FIG. 12 is a conventional block diagram of the cluster 11 in FIG. 11. In the figure, there are eight processing means 9 in a cluster. Each distributed shared memory 8 at each processing means 9 has unique address in the system and operates as a local memory. Cluster bus 2 connects the processors 1 and the distributed shared memories 8 in the cluster 11. The processor 1 which is connected directly to the cluster bus 2 is called as a "owner processor" and the processor 1 which is connected to the cluster bus via the distributed shared memories 8 is called as a "non-owner processor".
The operation of the conventional parallel processor will be described hereinafter. In the conventional parallel processor system of FIG. 11, the data transfer between the processors 1 is executed via the distributed shared memories 8. A particular processor 1 can directly access to the distributed shared memories 8 of the other processors via cluster bus 2, if the other distributed shared memories 8 are located in the same cluster. If the desired distributed shared memories 8 are located in an other cluster, the processor 1 can access the other distributed shared memories 8 in the other clusters, via cluster bus 2, network processors (NWP) 4, network adaptor (NADA) 5 and a multi-connection network 3. Both above transfers requires the same hardware setup and the same application program, supported by the basic software, but the actual rate of accessing data access is very different between them.

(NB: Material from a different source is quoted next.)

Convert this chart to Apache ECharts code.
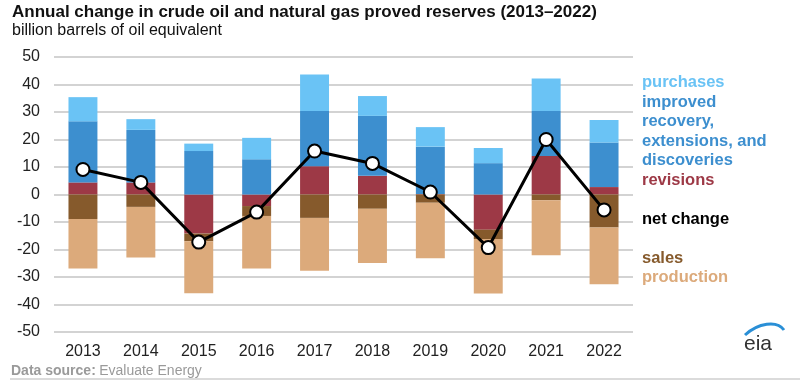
<!DOCTYPE html>
<html>
<head>
<meta charset="utf-8">
<script src="https://cdn.jsdelivr.net/npm/echarts@6/dist/echarts.min.js"></script>
<style>
html,body{margin:0;padding:0;background:#fff;}
#c{width:800px;height:380px;}
</style>
</head>
<body>
<div id="c"></div>
<script>
var years = ['2013','2014','2015','2016','2017','2018','2019','2020','2021','2022'];
var revisions = [4.4, 4.4, -14.2, -4.2, 10.3, 6.8, 0.2, -12.8, 14.0, 2.7];
var improved = [22.2, 19.1, 15.8, 12.8, 20.1, 21.8, 17.2, 11.4, 16.4, 16.2];
var purchases = [8.8, 3.9, 2.7, 7.8, 13.2, 7.2, 7.1, 5.5, 11.8, 8.2];
var sales = [-8.9, -4.5, -2.8, -3.6, -8.5, -5.2, -3.0, -3.4, -2.1, -12.0];
var production = [-18.0, -18.4, -18.9, -19.1, -19.2, -19.7, -20.2, -19.8, -20.0, -20.6];
var netChange = [9.1, 4.4, -17.3, -6.4, 15.8, 11.3, 0.9, -19.3, 20.0, -5.6];

var C = {
  purchases: '#6ac3f5',
  improved: '#3d8fcf',
  revisions: '#9d3946',
  sales: '#865a2c',
  production: '#dcaa7b',
  net: '#000000'
};

var chart = echarts.init(document.getElementById('c'), null, {renderer: 'canvas'});
var font = 'Liberation Sans, Arial, sans-serif';

function bar(name, data, color) {
  return {
    name: name, type: 'bar', stack: 'total', data: data, barWidth: '50%',
    itemStyle: {color: color}, emphasis: {disabled: true}, animation: false
  };
}

var legendItems = [
  {t: 'purchases', y: 83, c: C.purchases},
  {t: 'improved', y: 103, c: C.improved},
  {t: 'recovery,', y: 122, c: C.improved},
  {t: 'extensions, and', y: 142, c: C.improved},
  {t: 'discoveries', y: 161, c: C.improved},
  {t: 'revisions', y: 181, c: C.revisions},
  {t: 'net change', y: 220, c: '#000'},
  {t: 'sales', y: 259, c: C.sales},
  {t: 'production', y: 278, c: C.production}
];

var graphics = [
  {type: 'text', left: 12, top: 4, style: {text: 'Annual change in crude oil and natural gas proved reserves (2013–2022)', font: 'bold 17px ' + font, fill: '#111'}},
  {type: 'text', left: 12, top: 23, style: {text: 'billion barrels of oil equivalent', font: '16px ' + font, fill: '#111'}},
  {type: 'text', left: 11, top: 364, style: {rich: {b: {fill: '#9a9a9a', fontWeight: 'bold', fontSize: 14, fontFamily: font}, r: {fontSize: 14, fontFamily: font, fill: '#9a9a9a'}}, text: '{b|Data source:} {r|Evaluate Energy}'}},
  {type: 'line', shape: {x1: 10, y1: 379, x2: 800, y2: 379}, style: {stroke: '#cfcfcf', lineWidth: 1.5}},
  {type: 'text', left: 744, top: 334, style: {text: 'eia', font: '21px ' + font, fill: '#333'}},
  {type: 'bezierCurve', shape: {x1: 745, y1: 335, x2: 784, y2: 330, cpx1: 758, cpy1: 323, cpx2: 777, cpy2: 320}, style: {stroke: '#2a8fd6', lineWidth: 3, fill: null}}
];
legendItems.forEach(function (it) {
  graphics.push({type: 'text', left: 642, top: it.y - 9, style: {text: it.t, font: 'bold 16.5px ' + font, fill: it.c}});
});

chart.setOption({
  animation: false,
  backgroundColor: '#fff',
  grid: {left: 54, right: 167, top: 57, bottom: 48, containLabel: false},
  xAxis: {
    type: 'category', data: years,
    axisLine: {show: false}, axisTick: {show: false},
    axisLabel: {color: '#222', fontSize: 16, fontFamily: font, margin: 12}
  },
  yAxis: {
    type: 'value', min: -50, max: 50, interval: 10,
    axisLine: {show: false}, axisTick: {show: false},
    axisLabel: {color: '#222', fontSize: 16, fontFamily: font, margin: 14},
    splitLine: {lineStyle: {color: '#c4c4c4', width: 1.5}}
  },
  series: [
    bar('revisions', revisions, C.revisions),
    bar('improved recovery, extensions, and discoveries', improved, C.improved),
    bar('purchases', purchases, C.purchases),
    bar('sales', sales, C.sales),
    bar('production', production, C.production),
    {
      name: 'net change', type: 'line', data: netChange, z: 10,
      lineStyle: {color: '#000', width: 3},
      symbol: 'circle', symbolSize: 13,
      itemStyle: {color: '#fff', borderColor: '#000', borderWidth: 2},
      emphasis: {disabled: true}, animation: false
    }
  ],
  graphic: graphics
});
</script>
</body>
</html>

The operation of the system of FIG. 12 will be described hereinafter. During the operation of the conventional parallel processing computer 9, shown in FIG. 12, each processor 1 is able to access directly and at a high speed the data stored in its own distributed shared memory 8. If the processor 1 desires to access data stored in other distributed shared memories 8, it is necessary to access the distributed shared memories 8 via the cluster bus 2. Each processor 1 has two port memories; one for direct access to its own distributed shared memory 8 and the other memory, connected to the cluster bus 2, for accessing other distributed shared memories 8 via the cluster bus 2.
As describe above, the processor 1 has two port memories. The processor 1 is able to access other distributed shared memories 8 without disturbing its access to its own memory. But if a plurality of accesses are carried out at the same time between the non-owner processors 1. The order of accession on the cluster must be meditated since the processors 1 compete for access with each other. Accordingly it may be necessary for a processor 1 to wait for an opportunity to access other distributed shared memories. Since computing and data transfer is carried out by time sharing in one processor 1 of the system, an increase in the numbers of data transfers will influence the computing time and degrades the performance of the system.

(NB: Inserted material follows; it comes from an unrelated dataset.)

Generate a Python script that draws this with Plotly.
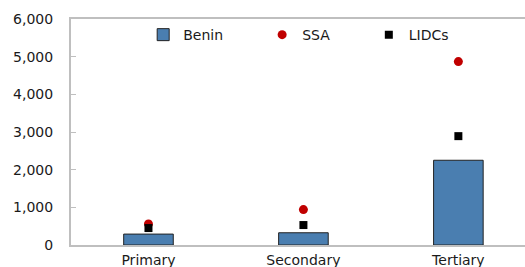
import plotly.graph_objects as go

categories = ["Primary", "Secondary", "Tertiary"]
benin = [290, 325, 2250]
ssa = [560, 940, 4870]
lidcs = [450, 530, 2890]
y_ticks = [0, 1000, 2000, 3000, 4000, 5000, 6000]

FONT = "DejaVu Sans"
GRAY = "#bfbfbf"

fig = go.Figure()
fig.add_trace(go.Bar(
    x=categories, y=benin, name="Benin", width=0.32,
    marker=dict(color="#4a7eb0", line=dict(color="#222222", width=1)),
    legend="legend",
))
fig.add_trace(go.Scatter(
    x=categories, y=ssa, name="SSA", mode="markers",
    marker=dict(symbol="circle", size=9, color="#c00000"),
    legend="legend2",
))
fig.add_trace(go.Scatter(
    x=categories, y=lidcs, name="LIDCs", mode="markers",
    marker=dict(symbol="square", size=8, color="#000000"),
    legend="legend3",
))

leg_common = dict(orientation="h", yanchor="middle", y=0.929, xanchor="left",
                  bgcolor="rgba(0,0,0,0)", font=dict(family=FONT, size=14, color="#1a1a1a"))
fig.update_layout(
    width=525, height=267,
    margin=dict(l=71, r=0, t=19, b=22, autoexpand=False),
    plot_bgcolor="white", paper_bgcolor="white",
    font=dict(family=FONT, size=14, color="#1a1a1a"),
    showlegend=True,
    legend=dict(x=0.159, **leg_common),
    legend2=dict(x=0.421, **leg_common),
    legend3=dict(x=0.656, **leg_common),
    xaxis=dict(
        type="category", range=[-0.5, 2.43], automargin=False,
        showline=True, linecolor=GRAY, linewidth=2, mirror=True,
        ticks="", showgrid=False, ticklabelstandoff=1,
    ),
    yaxis=dict(
        range=[0, 6000], tickvals=y_ticks, tickformat=",", automargin=False,
        showline=True, linecolor=GRAY, linewidth=2,
        ticks="inside", ticklen=5, tickcolor=GRAY, tickwidth=1,
        ticklabelstandoff=13,
        showgrid=False, zeroline=False,
    ),
)

fig.write_html("out.html", config={"displayModeBar": False},
               post_script="document.body.style.margin='0';document.body.style.overflow='hidden';")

In the conventional parallel computer, the parallel processes needed to perform a data transfer in a closed cluster are different from parallel processes between clusters. Therefore, if the load from the application program, which allocates the clusters changes, the program can not adapt flexibly to the allocation of clusters. Accordingly, the processors 1 in a cluster 11 have to wait for a chance to make connection without being connected, or have to use other processor 1 in other cluster 11 by degrading the data transfer performance.
As the cluster numbers or the process numbers between the clusters 11 increase, so does the access numbers increase and the competition of the clusters occurs in the multi-connection network 3. Sometimes the processors 1 are able to smoothly access the other distributed shared memories 8 via the multi-connection network 3, but at the other time, the processors 1 are not able to smoothly access other distributed shared memories 8 via the multi-connection network 3 and must wait until the multi-connection network 3 become available. Therefore, the processing period may be different for the same process. In a real time processing system, if the processing period is different for the same process, different results may be obtained for the same process. Accordingly it is desirable that the processing system is able to complete the process in the same period if the process is the same.
As described above, in the conventional parallel computer shown in FIG. 11, there are many problems such that the processor 1 are not used effectively. The real time processing can not be assured since the clusters do not operate independently. Data transfer efficiency is degraded as a result.
In the conventional parallel computer shown in FIG. 12, non-owner processors 1 must wait to access the distributed shared memories 8 if a plurality of accesses are executed at a same time since the competition occurs between the cluster buses 2. If the waiting control is carried out by the hardware controller or software controller, each processor 1 has excessive overhead. Since data transfers are carried out when data is generated or when data is needed, data transfers are sometimes concentrated. It causes problems that the processors 1 are not used effectively or the data transfer efficiency of the data buses is degraded.
It is a primary object of the present invention to provide a parallel computer which is able to reconstruct the clusters during operation of the computer. As a result of changing the processors 1 numbers in the cluster in response to the load variation of the application programs which are allocated to each cluster, the resources of processor 1 are able to be used effectively. The real-time for processing and reproductivity can be assured because od the independence between the clusters.
It is further object of the present invention to increase the data transfer efficiency of the cluster buses by decreasing the transfer overhead for the processor 1 by using a separated data transfer processor which controls the transfer of data between processors 1 and distributed shared memories 8 via cluster buses 2, by increasing the degree of the freedom for selecting the data transfer timing which is independent of the time at which the data is generated and when data is needed.
It is further object of the present invention to increase the data transfer efficiency of the cluster buses by decreasing the transfer overhead for waiting the synchronous operation in the processors 1.
It is further object of the present invention to provide compilers which produce the transfer programs needed for the new architecture. Since the compiler extracts the data transfer program automatically from the arithmetic program, the programmer can write programs without any knowledge of the architecture of the system.
It is still further object of the present invention to increase the data transfer efficiency of the cluster buses 2 by reducing the overhead during a normal data transfer. An interruption signal is generated only when there is no data in FIFO 33 for the transfer processor 31 to access. As a result, the transfer processor starts the transfer operation assuming that data is ready to be transferred and waits for the data only when the data transfer has failed.